Pak spy agency denies it unmasked CIA chief
Pakistan's top spy agency denied speculation yesterday that it helped unmask the CIA's station chief in Islamabad in retaliation for a New York City lawsuit linking Pakistan's intelligence chief to the 2008 terror attacks in Mumbai, India.
The CIA ordered its station chief out of Pakistan because his life was threatened after a Pakistani lawsuit revealed his name. His recall comes at a delicate time, as the White House presses Islamabad to rid its lawless tribal regions of safe havens for militants fighting in Afghanistan, where the US is grappling with an exit strategy.
The station chief's name was revealed by a Pakistani man threatening to sue the CIA over the deaths of his son and brother in a 2009 US missile strike. The attorney involved with the legal complaint said he learned the name from Pakistani journalists. Pakistan's spy agencies have kept ties to a number of Pakistani journalists as a way to influence coverage.
Questions have arisen as to whether a civil lawsuit filed last month in Brooklyn in connection with the 2008 Mumbai attacks may have raised tensions with Pakistan and spurred it to retaliate. The lawsuit lists Gen. Ahmed Shuja Pasha, the head of Pakistan's Inter-Services Intelligence, as a defendant and accuses the ISI of nurturing terrorists involved in the Mumbai attacks, which left 166 people dead.

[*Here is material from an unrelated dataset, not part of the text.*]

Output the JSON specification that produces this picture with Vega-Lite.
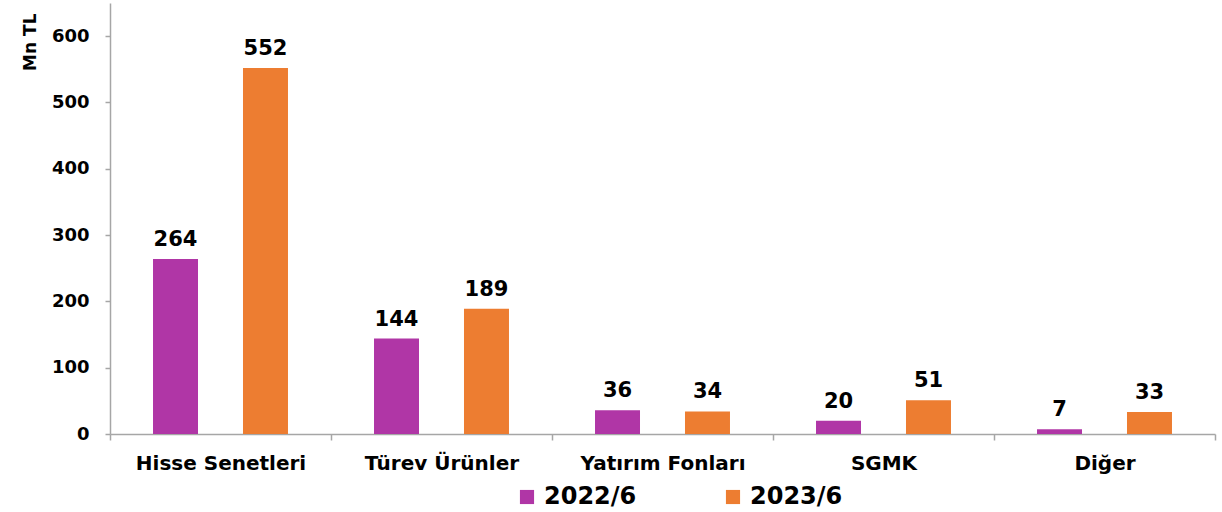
{
  "$schema": "https://vega.github.io/schema/vega-lite/v6.json",
  "width": 1105,
  "height": 431,
  "autosize": "none",
  "padding": {"left": 110, "top": 3, "right": 7, "bottom": 78},
  "background": "white",
  "config": {
    "view": {"stroke": null},
    "font": "DejaVu Sans"
  },
  "data": {
    "values": [
      {"kategori": "Hisse Senetleri", "donem": "2022/6", "deger": 264},
      {"kategori": "Hisse Senetleri", "donem": "2023/6", "deger": 552},
      {"kategori": "Türev Ürünler", "donem": "2022/6", "deger": 144},
      {"kategori": "Türev Ürünler", "donem": "2023/6", "deger": 189},
      {"kategori": "Yatırım Fonları", "donem": "2022/6", "deger": 36},
      {"kategori": "Yatırım Fonları", "donem": "2023/6", "deger": 34},
      {"kategori": "SGMK", "donem": "2022/6", "deger": 20},
      {"kategori": "SGMK", "donem": "2023/6", "deger": 51},
      {"kategori": "Diğer", "donem": "2022/6", "deger": 7},
      {"kategori": "Diğer", "donem": "2023/6", "deger": 33}
    ]
  },
  "encoding": {
    "x": {
      "field": "kategori",
      "type": "nominal",
      "sort": ["Hisse Senetleri", "Türev Ürünler", "Yatırım Fonları", "SGMK", "Diğer"],
      "scale": {"paddingInner": 0, "paddingOuter": 0},
      "axis": {
        "title": null,
        "labelAngle": 0,
        "labelFont": "DejaVu Sans",
        "labelFontWeight": "bold",
        "labelFontSize": 20,
        "labelColor": "black",
        "labelPadding": 13,
        "labelLimit": 300,
        "tickBand": "extent",
        "tickSize": 6,
        "tickColor": "#A6A6A6",
        "domainColor": "#A6A6A6",
        "domainWidth": 1.5,
        "tickWidth": 1.5
      }
    },
    "xOffset": {
      "field": "donem",
      "type": "nominal",
      "scale": {"paddingInner": 0.5, "paddingOuter": 0.478}
    },
    "y": {
      "field": "deger",
      "type": "quantitative",
      "scale": {"domain": [0, 650], "nice": false},
      "axis": {
        "values": [0, 100, 200, 300, 400, 500, 600],
        "title": "Mn TL",
        "titleFont": "DejaVu Sans",
        "titleFontWeight": "bold",
        "titleFontSize": 17,
        "titleColor": "black",
        "titleAnchor": "end",
        "titleAlign": "right",
        "titleBaseline": "middle",
        "titleX": -80,
        "titleY": 10,
        "titleAngle": -90,
        "grid": false,
        "labelFont": "DejaVu Sans",
        "labelFontWeight": "bold",
        "labelFontSize": 18,
        "labelColor": "black",
        "labelPadding": 16,
        "tickSize": 5,
        "tickColor": "#A6A6A6",
        "domainColor": "#A6A6A6",
        "domainWidth": 1.5,
        "tickWidth": 1.5
      }
    }
  },
  "layer": [
    {
      "mark": {"type": "bar"},
      "encoding": {
        "color": {
          "field": "donem",
          "type": "nominal",
          "scale": {"domain": ["2022/6", "2023/6"], "range": ["#B036A6", "#ED7D31"]},
          "legend": {
            "title": null,
            "orient": "none",
            "direction": "horizontal",
            "legendX": 405,
            "legendY": 482,
            "padding": 0,
            "symbolType": "square",
            "symbolSize": 200,
            "symbolStrokeWidth": 0,
            "labelFont": "DejaVu Sans",
            "labelFontWeight": "bold",
            "labelFontSize": 24,
            "labelColor": "black",
            "labelOffset": 5,
            "columnPadding": 84
          }
        }
      }
    },
    {
      "mark": {
        "type": "text",
        "baseline": "bottom",
        "dy": -9,
        "font": "DejaVu Sans",
        "fontWeight": "bold",
        "fontSize": 21,
        "color": "black"
      },
      "encoding": {
        "text": {"field": "deger", "type": "quantitative"}
      }
    }
  ]
}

A Pakistani intelligence official dismissed any claims of ISI involvement in exposing the CIA official as "a slur." He declined to offer any comment on the Brooklyn lawsuit and said it was entirely possible Pakistani journalists simply figured out the station chief's identity on their own.
Such "unfounded stories can create differences between the two organizations," the Pakistani intelligence official warned.
He also said the CIA has not directly accused the ISI of any wrongdoing in the matter. Like other intelligence officials, he requested anonymity because of the sensitive nature of his work and because he is not authorized to speak to media on the record.